A good example is a residential or commercial site that receives low-voltage utility power and feeds several buildings or loads from a central room. The incoming supply does not go straight to the loads. First, it enters a low-voltage switchgear panel that can switch the circuit, protect it, meter it, and distribute it through busbars and feeders.

That main board may act as the site incomer or main distribution board. From there, outgoing feeders can supply different buildings, floor panels, process loads, or motor control centers.
Current levels in LV gear are high. The overview noted normal current up to 7,000 A and short-time withstand current up to 150 kA. Those numbers are large, even compared with much higher-voltage equipment. For LV assemblies, the relevant IEC family includes IEC 61439, with Part 1 covering general rules.
A closer look at low voltage switchgear solutions shows the same focus on protection, isolation, and safe distribution.
What an LV switchboard contains
Most LV switchboards are air-insulated, because the voltage is low enough that gas-insulated arrangements are far less common than in MV or HV systems. The major issue here is not extreme insulation distance. It is heat.
With thousands of amps moving through the busbar system, temperature control becomes a serious design point. Some panels rely on natural airflow. Others use forced cooling with fans to keep the internal temperature within limits.

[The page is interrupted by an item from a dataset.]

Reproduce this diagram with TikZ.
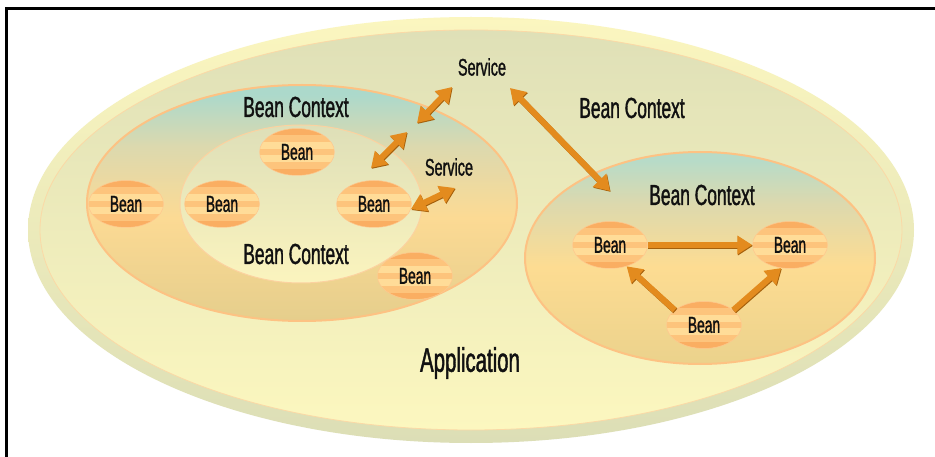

Inside the board, common sections include:
- A control compartment with switches, relays, contactors, and small protective devices
- A busbar compartment that carries the main power path through the lineup
- An air circuit breaker compartment, because ACBs are common at this level
- A cable compartment for incoming and outgoing power cables
- A terminal block compartment for remote indication and control wiring
Layout varies by manufacturer and application, but those building blocks appear often.
Incomers, feeders, bus couplers, and motor control
LV switchboards are easier to read once the common panel roles are clear. An incomer receives supply from a transformer or utility source. A feeder sends power out to another panel or load. A bus coupler links two bus sections so one source can support the other section if needed.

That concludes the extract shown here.